WORK TO BE COMPLETED |
Return each line that holds the word "this".

PROVIDED ENTRIES |
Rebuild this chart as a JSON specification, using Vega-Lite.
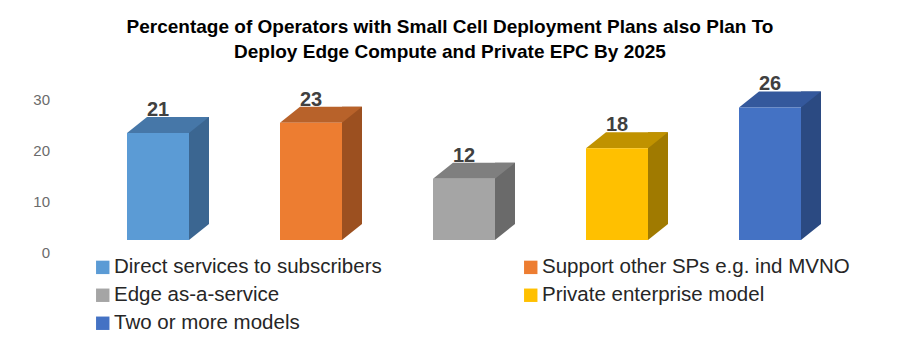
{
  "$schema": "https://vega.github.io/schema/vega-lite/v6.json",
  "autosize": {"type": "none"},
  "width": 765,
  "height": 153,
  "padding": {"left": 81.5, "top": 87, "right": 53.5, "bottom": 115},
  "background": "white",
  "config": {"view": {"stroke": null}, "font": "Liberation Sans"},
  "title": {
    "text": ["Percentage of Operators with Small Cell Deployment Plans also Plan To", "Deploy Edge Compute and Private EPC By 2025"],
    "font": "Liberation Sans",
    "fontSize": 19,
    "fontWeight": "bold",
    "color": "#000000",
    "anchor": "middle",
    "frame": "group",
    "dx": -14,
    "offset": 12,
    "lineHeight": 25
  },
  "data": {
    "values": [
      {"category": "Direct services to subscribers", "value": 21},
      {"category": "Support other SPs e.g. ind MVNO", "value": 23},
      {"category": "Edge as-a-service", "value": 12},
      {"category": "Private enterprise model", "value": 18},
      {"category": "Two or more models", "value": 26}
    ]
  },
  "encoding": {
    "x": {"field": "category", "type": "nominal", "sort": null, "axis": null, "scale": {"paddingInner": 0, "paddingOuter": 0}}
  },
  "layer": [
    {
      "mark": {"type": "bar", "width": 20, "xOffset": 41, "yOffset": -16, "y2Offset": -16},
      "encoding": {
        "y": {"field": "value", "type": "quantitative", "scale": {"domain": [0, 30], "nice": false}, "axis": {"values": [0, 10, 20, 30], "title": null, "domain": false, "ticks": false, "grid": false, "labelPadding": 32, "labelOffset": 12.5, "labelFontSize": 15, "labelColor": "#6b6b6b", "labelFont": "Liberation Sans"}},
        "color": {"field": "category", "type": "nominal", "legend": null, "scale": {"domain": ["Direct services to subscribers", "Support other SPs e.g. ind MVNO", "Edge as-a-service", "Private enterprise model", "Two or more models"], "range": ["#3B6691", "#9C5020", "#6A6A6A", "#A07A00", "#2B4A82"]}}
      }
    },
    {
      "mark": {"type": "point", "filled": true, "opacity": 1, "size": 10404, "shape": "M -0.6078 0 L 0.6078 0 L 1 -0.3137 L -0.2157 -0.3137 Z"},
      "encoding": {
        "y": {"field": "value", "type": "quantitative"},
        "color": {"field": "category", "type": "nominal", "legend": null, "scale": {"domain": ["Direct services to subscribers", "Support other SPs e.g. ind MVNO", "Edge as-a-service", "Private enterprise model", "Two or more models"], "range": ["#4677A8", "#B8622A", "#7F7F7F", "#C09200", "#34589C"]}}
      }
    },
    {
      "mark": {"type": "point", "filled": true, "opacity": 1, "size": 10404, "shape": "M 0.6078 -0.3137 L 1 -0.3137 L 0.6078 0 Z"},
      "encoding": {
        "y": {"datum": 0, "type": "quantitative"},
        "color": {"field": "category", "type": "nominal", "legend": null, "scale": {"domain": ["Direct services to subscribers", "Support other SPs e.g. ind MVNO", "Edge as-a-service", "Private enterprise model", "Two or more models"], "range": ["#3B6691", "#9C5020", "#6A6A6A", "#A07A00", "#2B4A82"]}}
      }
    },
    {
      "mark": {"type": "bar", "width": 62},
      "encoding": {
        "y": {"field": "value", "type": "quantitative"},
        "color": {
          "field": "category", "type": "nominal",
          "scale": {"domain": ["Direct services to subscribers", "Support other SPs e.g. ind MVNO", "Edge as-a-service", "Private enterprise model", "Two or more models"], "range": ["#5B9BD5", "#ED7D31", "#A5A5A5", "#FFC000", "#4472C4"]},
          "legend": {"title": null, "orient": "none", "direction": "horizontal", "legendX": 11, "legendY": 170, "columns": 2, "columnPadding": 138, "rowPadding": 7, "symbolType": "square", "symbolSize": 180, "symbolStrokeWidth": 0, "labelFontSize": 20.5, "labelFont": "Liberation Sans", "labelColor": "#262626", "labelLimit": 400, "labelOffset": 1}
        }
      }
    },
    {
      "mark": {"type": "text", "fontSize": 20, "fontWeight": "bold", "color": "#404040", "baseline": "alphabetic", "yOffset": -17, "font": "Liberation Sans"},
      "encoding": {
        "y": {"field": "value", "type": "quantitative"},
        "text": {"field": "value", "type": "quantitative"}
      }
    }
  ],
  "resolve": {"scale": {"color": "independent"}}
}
* * *
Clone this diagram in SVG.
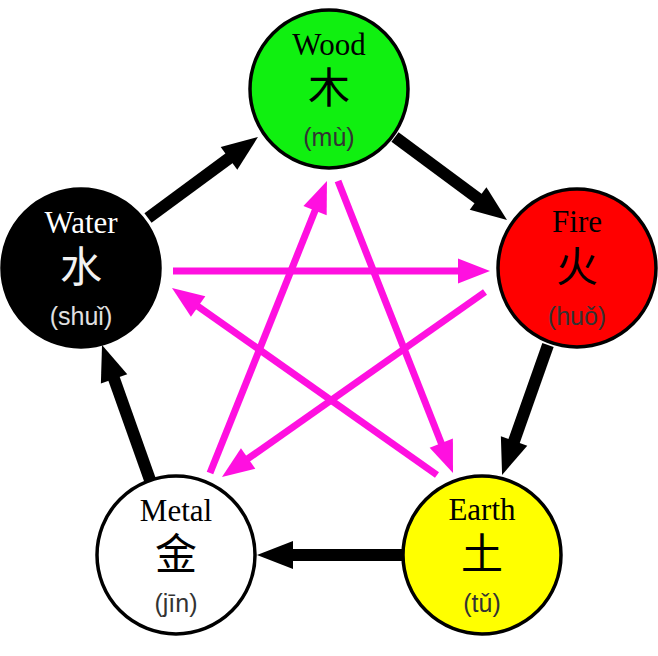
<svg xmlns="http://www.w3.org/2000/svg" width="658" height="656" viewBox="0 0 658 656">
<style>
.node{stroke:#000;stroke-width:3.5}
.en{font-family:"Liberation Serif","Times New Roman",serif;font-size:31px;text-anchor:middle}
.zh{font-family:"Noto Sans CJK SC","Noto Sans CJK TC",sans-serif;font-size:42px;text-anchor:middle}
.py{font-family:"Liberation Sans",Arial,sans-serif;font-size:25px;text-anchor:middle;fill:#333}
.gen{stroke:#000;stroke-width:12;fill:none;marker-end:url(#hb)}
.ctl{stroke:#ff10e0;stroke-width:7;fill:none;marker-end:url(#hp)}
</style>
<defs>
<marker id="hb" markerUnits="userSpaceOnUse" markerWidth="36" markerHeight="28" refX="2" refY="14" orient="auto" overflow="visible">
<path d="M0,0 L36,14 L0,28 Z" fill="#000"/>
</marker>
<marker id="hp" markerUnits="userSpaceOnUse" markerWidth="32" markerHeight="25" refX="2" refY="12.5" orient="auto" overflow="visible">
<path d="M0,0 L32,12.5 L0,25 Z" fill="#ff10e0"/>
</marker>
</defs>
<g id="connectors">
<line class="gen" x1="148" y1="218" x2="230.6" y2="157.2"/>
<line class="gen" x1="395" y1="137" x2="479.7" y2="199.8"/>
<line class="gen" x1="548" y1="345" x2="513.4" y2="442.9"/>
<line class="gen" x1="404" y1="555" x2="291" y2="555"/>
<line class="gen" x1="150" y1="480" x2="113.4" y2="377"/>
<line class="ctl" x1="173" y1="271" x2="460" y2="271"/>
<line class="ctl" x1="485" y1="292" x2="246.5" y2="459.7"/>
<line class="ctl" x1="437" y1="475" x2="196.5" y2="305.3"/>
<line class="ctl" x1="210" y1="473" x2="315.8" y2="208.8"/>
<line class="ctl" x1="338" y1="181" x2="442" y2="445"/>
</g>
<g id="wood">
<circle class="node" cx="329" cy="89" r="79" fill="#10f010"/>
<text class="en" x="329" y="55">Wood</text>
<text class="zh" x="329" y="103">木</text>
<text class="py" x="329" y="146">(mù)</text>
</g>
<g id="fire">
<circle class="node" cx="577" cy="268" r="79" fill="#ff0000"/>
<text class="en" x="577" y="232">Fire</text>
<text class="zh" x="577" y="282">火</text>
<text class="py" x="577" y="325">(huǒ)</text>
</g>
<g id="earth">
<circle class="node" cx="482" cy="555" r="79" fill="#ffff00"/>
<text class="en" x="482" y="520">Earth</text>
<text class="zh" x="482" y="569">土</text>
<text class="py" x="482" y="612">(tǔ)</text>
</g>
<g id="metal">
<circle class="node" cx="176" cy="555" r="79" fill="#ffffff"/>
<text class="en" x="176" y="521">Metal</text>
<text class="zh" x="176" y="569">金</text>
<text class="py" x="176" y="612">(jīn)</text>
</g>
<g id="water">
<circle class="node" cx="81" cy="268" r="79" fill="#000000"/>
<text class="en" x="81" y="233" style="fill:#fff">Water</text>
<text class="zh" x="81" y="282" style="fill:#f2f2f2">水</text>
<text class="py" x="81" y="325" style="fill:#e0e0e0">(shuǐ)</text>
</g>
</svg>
--
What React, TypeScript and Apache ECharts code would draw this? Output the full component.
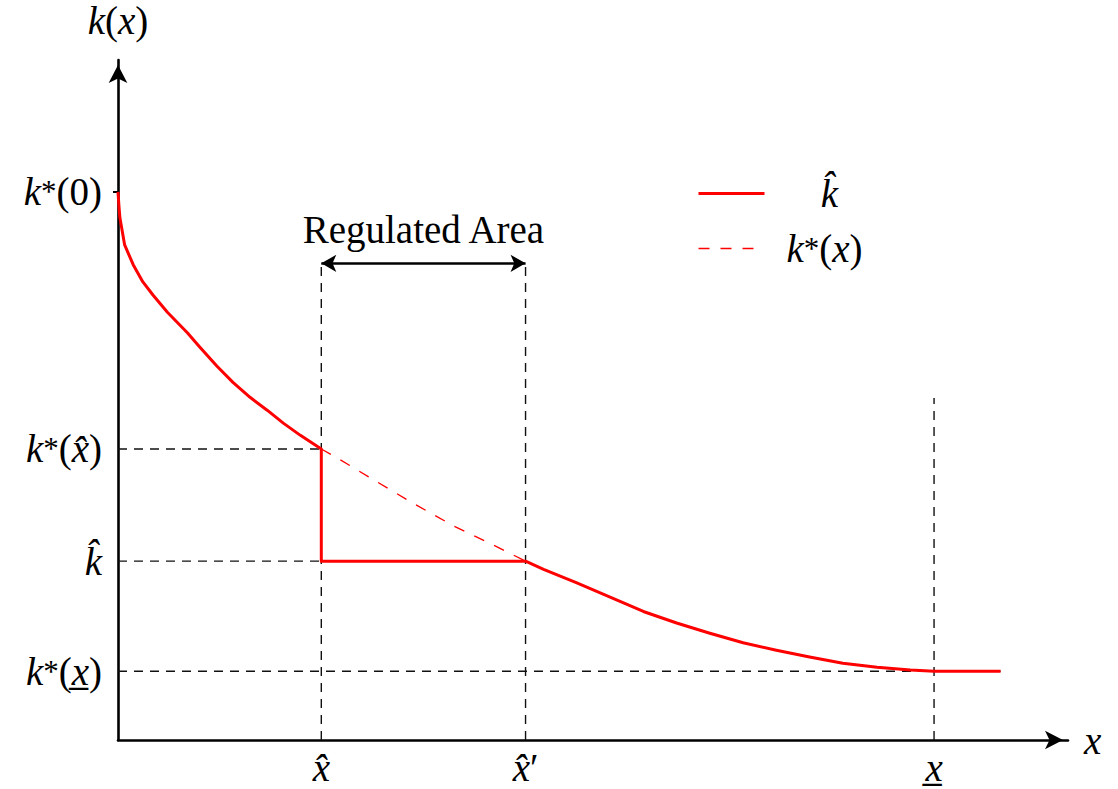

FULL RESPONSE |
Rebuild this chart as a JSON specification, using Vega-Lite.
Clone this diagram in SVG.
What React, TypeScript and Apache ECharts code would draw this? Output the full component.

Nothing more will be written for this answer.